Your objective:
Skip every picture and transcribe the remaining material exactly.

Supplied material:
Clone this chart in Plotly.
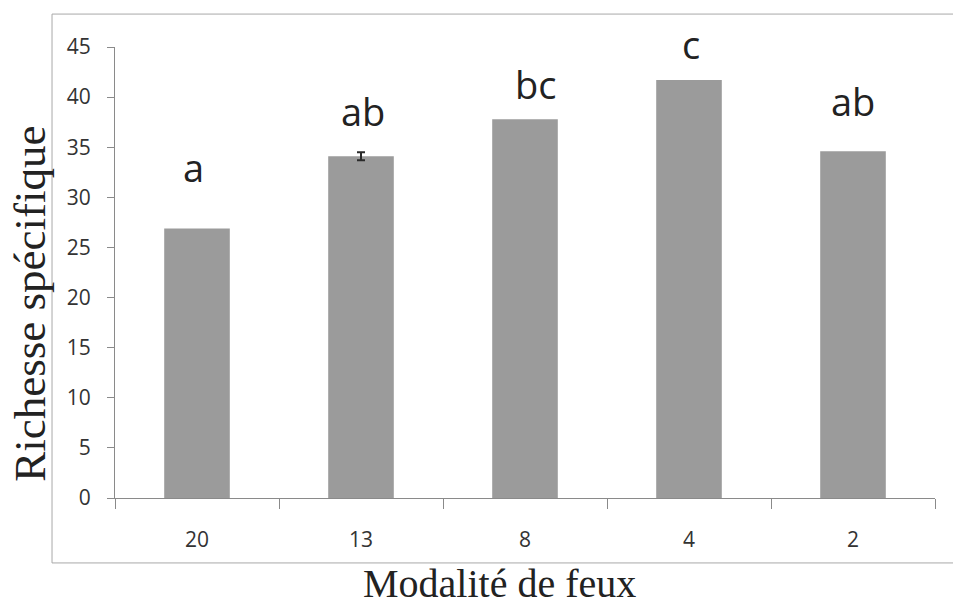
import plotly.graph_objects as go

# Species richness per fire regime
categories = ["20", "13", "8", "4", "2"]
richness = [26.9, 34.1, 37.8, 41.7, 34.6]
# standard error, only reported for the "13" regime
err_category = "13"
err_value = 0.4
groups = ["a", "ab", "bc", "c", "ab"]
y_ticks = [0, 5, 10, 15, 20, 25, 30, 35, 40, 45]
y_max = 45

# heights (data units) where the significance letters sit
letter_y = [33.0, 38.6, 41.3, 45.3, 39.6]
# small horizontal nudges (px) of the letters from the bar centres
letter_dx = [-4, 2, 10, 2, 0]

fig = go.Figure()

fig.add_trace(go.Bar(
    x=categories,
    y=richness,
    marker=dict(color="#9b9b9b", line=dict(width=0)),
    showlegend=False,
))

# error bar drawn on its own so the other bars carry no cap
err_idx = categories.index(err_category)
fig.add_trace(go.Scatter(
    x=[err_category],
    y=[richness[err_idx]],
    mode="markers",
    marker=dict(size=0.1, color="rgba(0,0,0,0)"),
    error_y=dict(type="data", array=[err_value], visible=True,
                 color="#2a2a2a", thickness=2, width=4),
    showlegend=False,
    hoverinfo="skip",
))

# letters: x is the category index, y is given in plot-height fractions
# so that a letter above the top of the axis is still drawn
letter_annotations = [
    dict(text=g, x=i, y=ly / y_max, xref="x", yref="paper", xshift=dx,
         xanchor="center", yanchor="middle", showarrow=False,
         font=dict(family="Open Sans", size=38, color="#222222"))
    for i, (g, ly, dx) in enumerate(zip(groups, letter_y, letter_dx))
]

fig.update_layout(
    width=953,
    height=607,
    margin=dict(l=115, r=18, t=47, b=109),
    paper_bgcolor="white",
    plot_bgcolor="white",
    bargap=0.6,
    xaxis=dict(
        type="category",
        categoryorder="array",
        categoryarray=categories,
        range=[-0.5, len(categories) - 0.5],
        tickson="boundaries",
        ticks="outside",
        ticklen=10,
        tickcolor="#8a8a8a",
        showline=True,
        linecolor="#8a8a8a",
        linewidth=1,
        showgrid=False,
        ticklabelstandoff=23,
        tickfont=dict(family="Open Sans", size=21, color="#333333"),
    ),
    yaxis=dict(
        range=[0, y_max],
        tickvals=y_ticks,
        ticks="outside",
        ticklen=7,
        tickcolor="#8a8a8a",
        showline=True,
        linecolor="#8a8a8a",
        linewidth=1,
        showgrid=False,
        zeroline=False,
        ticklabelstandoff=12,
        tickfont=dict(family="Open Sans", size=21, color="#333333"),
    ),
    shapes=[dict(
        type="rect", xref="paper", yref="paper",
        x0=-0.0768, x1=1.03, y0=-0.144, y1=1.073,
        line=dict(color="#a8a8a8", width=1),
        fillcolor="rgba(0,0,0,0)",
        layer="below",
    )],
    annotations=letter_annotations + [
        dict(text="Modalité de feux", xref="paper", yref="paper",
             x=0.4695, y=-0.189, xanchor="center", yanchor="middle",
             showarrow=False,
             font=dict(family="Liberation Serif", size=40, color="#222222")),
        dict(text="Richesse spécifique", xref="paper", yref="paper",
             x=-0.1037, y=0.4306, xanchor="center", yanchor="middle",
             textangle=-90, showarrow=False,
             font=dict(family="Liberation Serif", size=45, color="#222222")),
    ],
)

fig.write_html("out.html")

Response to the exercise:
Clone this chart in Plotly.
import plotly.graph_objects as go

# Species richness per fire regime
categories = ["20", "13", "8", "4", "2"]
richness = [26.9, 34.1, 37.8, 41.7, 34.6]
# standard error, only reported for the "13" regime
err_category = "13"
err_value = 0.4
groups = ["a", "ab", "bc", "c", "ab"]
y_ticks = [0, 5, 10, 15, 20, 25, 30, 35, 40, 45]
y_max = 45

# heights (data units) where the significance letters sit
letter_y = [33.0, 38.6, 41.3, 45.3, 39.6]
# small horizontal nudges (px) of the letters from the bar centres
letter_dx = [-4, 2, 10, 2, 0]

fig = go.Figure()

fig.add_trace(go.Bar(
    x=categories,
    y=richness,
    marker=dict(color="#9b9b9b", line=dict(width=0)),
    showlegend=False,
))

# error bar drawn on its own so the other bars carry no cap
err_idx = categories.index(err_category)
fig.add_trace(go.Scatter(
    x=[err_category],
    y=[richness[err_idx]],
    mode="markers",
    marker=dict(size=0.1, color="rgba(0,0,0,0)"),
    error_y=dict(type="data", array=[err_value], visible=True,
                 color="#2a2a2a", thickness=2, width=4),
    showlegend=False,
    hoverinfo="skip",
))

# letters: x is the category index, y is given in plot-height fractions
# so that a letter above the top of the axis is still drawn
letter_annotations = [
    dict(text=g, x=i, y=ly / y_max, xref="x", yref="paper", xshift=dx,
         xanchor="center", yanchor="middle", showarrow=False,
         font=dict(family="Open Sans", size=38, color="#222222"))
    for i, (g, ly, dx) in enumerate(zip(groups, letter_y, letter_dx))
]

fig.update_layout(
    width=953,
    height=607,
    margin=dict(l=115, r=18, t=47, b=109),
    paper_bgcolor="white",
    plot_bgcolor="white",
    bargap=0.6,
    xaxis=dict(
        type="category",
        categoryorder="array",
        categoryarray=categories,
        range=[-0.5, len(categories) - 0.5],
        tickson="boundaries",
        ticks="outside",
        ticklen=10,
        tickcolor="#8a8a8a",
        showline=True,
        linecolor="#8a8a8a",
        linewidth=1,
        showgrid=False,
        ticklabelstandoff=23,
        tickfont=dict(family="Open Sans", size=21, color="#333333"),
    ),
    yaxis=dict(
        range=[0, y_max],
        tickvals=y_ticks,
        ticks="outside",
        ticklen=7,
        tickcolor="#8a8a8a",
        showline=True,
        linecolor="#8a8a8a",
        linewidth=1,
        showgrid=False,
        zeroline=False,
        ticklabelstandoff=12,
        tickfont=dict(family="Open Sans", size=21, color="#333333"),
    ),
    shapes=[dict(
        type="rect", xref="paper", yref="paper",
        x0=-0.0768, x1=1.03, y0=-0.144, y1=1.073,
        line=dict(color="#a8a8a8", width=1),
        fillcolor="rgba(0,0,0,0)",
        layer="below",
    )],
    annotations=letter_annotations + [
        dict(text="Modalité de feux", xref="paper", yref="paper",
             x=0.4695, y=-0.189, xanchor="center", yanchor="middle",
             showarrow=False,
             font=dict(family="Liberation Serif", size=40, color="#222222")),
        dict(text="Richesse spécifique", xref="paper", yref="paper",
             x=-0.1037, y=0.4306, xanchor="center", yanchor="middle",
             textangle=-90, showarrow=False,
             font=dict(family="Liberation Serif", size=45, color="#222222")),
    ],
)

fig.write_html("out.html")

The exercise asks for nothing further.